## SOURCE DATA

____________________

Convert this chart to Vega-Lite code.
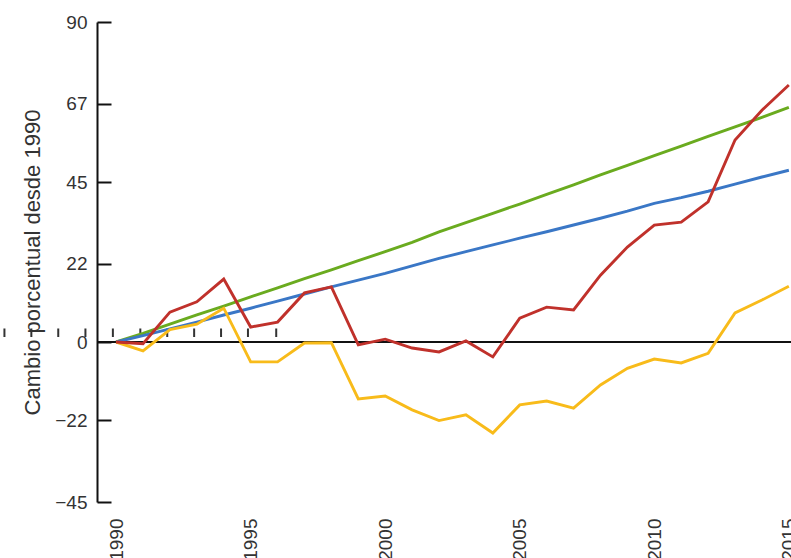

____________________

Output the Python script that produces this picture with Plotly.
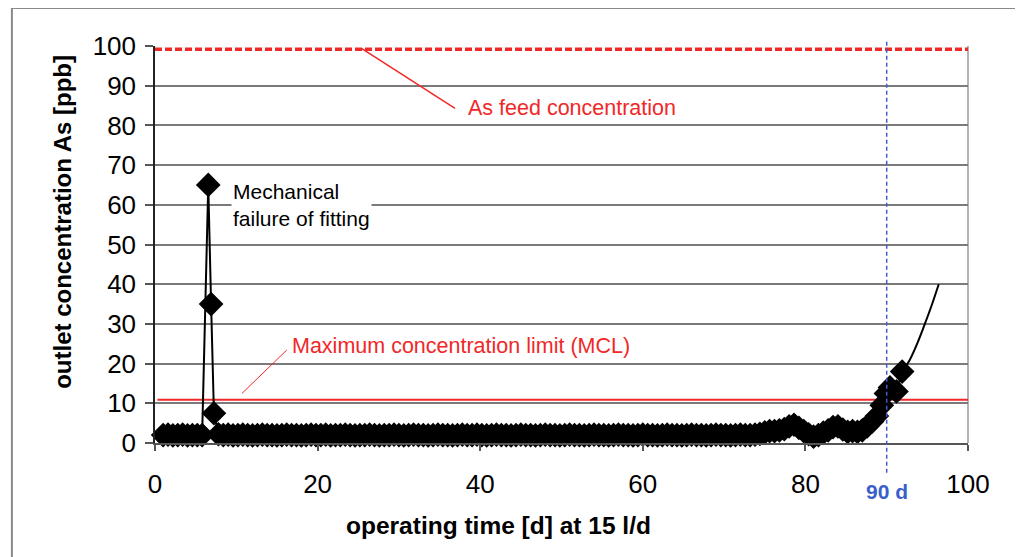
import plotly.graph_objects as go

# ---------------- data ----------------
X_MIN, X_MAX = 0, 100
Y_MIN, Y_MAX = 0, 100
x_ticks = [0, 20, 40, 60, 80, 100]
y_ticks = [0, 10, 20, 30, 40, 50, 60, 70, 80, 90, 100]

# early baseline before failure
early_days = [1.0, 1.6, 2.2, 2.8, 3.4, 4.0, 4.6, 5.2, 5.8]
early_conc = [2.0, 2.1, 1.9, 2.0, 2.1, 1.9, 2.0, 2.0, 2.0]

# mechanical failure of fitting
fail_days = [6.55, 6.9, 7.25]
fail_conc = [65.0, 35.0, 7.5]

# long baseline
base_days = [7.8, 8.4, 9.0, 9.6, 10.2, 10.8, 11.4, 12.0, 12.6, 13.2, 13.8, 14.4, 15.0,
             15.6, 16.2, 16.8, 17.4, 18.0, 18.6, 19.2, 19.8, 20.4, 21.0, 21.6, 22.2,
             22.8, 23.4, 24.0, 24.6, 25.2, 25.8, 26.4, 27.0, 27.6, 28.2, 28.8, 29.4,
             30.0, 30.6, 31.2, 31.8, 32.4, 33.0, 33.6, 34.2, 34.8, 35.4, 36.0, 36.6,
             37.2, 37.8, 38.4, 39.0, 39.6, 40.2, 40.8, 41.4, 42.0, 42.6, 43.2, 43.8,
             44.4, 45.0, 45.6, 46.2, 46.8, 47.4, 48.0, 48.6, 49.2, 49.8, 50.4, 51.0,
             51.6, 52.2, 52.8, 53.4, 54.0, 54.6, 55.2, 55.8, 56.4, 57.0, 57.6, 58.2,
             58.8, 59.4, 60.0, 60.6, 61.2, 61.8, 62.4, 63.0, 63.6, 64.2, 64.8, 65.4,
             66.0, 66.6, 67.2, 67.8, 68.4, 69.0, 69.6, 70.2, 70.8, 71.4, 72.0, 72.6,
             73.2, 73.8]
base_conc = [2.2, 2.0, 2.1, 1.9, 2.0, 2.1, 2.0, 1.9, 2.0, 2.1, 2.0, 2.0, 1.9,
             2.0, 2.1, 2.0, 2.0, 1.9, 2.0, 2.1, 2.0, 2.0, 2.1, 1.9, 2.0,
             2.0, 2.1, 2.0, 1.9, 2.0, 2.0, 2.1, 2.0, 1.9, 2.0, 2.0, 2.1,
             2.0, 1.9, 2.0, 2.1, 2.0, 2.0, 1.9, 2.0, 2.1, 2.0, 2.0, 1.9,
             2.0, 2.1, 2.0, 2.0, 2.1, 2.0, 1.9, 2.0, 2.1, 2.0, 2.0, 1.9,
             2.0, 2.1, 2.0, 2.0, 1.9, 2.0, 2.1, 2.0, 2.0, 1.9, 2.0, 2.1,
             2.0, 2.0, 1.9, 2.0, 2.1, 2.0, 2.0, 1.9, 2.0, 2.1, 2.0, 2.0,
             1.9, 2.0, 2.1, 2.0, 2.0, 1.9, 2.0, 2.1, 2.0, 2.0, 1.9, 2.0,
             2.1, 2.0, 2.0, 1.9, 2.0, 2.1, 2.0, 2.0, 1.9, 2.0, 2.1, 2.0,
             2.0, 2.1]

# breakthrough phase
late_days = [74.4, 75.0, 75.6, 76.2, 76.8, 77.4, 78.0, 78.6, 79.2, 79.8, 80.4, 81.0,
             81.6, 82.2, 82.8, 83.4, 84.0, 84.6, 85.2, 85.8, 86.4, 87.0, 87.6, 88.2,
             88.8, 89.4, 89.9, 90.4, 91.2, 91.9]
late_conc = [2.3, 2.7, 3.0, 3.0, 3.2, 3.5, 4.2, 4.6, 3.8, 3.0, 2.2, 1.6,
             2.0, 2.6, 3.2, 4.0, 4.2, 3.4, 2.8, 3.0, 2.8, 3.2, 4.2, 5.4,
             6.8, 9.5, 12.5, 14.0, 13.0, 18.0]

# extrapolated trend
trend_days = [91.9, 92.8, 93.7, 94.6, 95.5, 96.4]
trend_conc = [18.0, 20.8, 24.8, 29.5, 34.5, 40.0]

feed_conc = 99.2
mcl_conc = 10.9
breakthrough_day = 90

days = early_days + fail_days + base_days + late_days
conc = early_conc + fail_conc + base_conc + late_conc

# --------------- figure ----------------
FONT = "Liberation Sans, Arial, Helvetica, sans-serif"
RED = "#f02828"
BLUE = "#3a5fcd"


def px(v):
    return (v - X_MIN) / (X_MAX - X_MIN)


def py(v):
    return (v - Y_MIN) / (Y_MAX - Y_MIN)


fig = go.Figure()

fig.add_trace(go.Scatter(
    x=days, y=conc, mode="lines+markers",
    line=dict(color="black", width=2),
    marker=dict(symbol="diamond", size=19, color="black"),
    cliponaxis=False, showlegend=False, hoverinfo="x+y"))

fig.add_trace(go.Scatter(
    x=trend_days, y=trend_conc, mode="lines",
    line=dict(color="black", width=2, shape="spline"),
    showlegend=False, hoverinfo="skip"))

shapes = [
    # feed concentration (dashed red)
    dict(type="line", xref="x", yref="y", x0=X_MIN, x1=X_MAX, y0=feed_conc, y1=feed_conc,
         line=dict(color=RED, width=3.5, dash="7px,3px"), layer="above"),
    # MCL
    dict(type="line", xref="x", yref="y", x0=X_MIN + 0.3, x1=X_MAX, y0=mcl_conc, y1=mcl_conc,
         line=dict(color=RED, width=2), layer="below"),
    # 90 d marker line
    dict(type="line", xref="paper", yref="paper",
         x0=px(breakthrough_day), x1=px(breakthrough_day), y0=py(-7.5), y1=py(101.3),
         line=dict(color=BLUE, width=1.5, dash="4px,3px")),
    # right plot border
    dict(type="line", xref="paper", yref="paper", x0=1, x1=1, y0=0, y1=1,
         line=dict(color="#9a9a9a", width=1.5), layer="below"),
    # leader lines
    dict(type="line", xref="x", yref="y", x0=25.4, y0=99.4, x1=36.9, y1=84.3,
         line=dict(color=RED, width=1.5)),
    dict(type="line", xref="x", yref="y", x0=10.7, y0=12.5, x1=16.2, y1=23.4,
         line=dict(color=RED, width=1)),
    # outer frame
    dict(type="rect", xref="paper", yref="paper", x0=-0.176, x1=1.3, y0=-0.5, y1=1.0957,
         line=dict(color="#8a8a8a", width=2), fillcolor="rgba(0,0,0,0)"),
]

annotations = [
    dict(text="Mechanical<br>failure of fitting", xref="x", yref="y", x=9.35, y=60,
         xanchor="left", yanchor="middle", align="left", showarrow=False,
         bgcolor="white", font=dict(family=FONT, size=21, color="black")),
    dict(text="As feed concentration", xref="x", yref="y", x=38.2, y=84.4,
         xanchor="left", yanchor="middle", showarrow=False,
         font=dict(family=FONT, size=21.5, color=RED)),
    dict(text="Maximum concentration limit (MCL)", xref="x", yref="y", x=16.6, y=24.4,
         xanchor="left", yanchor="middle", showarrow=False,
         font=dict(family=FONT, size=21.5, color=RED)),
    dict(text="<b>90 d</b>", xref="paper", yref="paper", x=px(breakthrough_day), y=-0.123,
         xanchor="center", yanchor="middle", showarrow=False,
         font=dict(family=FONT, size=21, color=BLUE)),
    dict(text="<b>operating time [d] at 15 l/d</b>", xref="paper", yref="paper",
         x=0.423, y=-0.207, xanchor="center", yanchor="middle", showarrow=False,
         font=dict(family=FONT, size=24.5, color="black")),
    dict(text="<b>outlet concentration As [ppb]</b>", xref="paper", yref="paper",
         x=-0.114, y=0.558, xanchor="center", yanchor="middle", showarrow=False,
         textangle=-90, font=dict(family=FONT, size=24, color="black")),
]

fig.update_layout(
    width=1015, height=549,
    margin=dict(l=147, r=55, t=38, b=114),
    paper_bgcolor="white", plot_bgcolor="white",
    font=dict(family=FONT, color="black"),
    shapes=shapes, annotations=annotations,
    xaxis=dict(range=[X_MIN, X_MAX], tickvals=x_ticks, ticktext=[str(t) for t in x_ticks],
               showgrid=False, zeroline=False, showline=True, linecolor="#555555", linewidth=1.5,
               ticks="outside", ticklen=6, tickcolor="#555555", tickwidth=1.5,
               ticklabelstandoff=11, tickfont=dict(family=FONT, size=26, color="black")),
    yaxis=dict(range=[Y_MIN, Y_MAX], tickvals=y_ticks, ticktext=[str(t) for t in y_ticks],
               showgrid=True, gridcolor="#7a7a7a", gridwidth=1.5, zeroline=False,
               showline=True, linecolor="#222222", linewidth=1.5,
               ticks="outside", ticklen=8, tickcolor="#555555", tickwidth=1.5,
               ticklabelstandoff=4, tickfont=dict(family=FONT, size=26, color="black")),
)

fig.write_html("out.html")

____________________

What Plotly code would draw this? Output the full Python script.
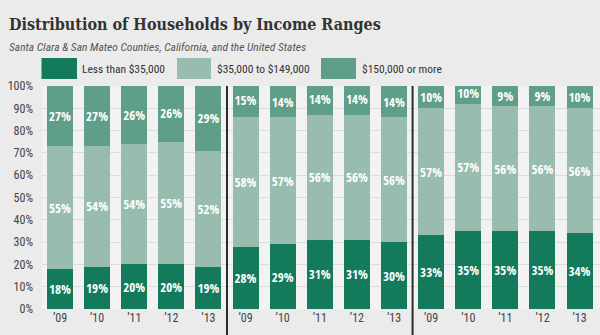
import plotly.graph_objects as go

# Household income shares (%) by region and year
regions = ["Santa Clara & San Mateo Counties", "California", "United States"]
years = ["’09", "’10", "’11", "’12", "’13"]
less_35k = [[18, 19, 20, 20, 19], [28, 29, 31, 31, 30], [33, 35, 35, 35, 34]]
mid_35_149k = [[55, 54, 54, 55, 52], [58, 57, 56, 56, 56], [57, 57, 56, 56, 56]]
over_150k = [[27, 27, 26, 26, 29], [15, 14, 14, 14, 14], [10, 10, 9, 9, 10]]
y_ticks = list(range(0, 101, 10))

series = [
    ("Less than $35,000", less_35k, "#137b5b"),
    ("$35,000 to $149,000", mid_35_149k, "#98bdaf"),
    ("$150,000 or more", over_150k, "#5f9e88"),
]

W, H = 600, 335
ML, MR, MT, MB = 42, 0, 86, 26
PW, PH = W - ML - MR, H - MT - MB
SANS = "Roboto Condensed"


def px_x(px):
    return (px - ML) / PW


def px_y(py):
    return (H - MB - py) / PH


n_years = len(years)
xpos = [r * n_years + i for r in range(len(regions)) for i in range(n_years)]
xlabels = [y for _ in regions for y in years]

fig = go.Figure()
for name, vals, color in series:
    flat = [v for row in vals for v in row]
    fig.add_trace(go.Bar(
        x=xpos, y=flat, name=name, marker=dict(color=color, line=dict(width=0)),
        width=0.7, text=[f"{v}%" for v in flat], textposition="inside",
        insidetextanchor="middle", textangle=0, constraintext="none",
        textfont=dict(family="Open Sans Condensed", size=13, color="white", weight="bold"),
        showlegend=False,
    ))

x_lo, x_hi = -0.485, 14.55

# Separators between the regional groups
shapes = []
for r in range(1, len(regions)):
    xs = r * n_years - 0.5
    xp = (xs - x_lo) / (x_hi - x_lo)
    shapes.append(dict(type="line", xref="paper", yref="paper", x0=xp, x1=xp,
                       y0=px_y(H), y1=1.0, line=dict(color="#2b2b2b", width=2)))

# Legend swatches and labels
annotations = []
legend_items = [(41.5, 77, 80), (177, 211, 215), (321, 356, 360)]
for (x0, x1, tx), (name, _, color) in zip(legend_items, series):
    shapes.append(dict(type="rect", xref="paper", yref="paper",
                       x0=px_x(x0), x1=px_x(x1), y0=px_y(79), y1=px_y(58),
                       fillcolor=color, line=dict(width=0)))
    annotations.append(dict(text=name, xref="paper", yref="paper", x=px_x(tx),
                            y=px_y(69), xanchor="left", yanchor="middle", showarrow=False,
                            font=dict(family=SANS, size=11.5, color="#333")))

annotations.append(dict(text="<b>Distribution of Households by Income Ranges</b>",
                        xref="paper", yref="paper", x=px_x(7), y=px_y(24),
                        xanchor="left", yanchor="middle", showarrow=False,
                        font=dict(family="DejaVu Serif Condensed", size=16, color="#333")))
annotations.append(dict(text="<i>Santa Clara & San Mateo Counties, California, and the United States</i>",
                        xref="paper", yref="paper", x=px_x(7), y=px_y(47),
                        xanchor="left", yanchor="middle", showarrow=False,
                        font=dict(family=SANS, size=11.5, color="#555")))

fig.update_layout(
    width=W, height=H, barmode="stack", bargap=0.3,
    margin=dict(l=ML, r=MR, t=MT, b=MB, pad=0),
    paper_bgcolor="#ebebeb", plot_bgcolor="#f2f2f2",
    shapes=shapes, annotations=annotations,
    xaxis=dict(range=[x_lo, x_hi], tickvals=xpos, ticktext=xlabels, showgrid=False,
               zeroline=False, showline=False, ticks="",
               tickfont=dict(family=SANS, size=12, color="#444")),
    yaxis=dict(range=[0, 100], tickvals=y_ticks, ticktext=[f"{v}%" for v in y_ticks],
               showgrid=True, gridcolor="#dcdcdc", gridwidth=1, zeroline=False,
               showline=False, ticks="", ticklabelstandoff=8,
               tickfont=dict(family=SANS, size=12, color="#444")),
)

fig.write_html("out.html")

____________________

## EXERCISE
In the records above, how many lines contain the word "Python"? Give the number alone.

## SOLUTION FOR THIS TASK
2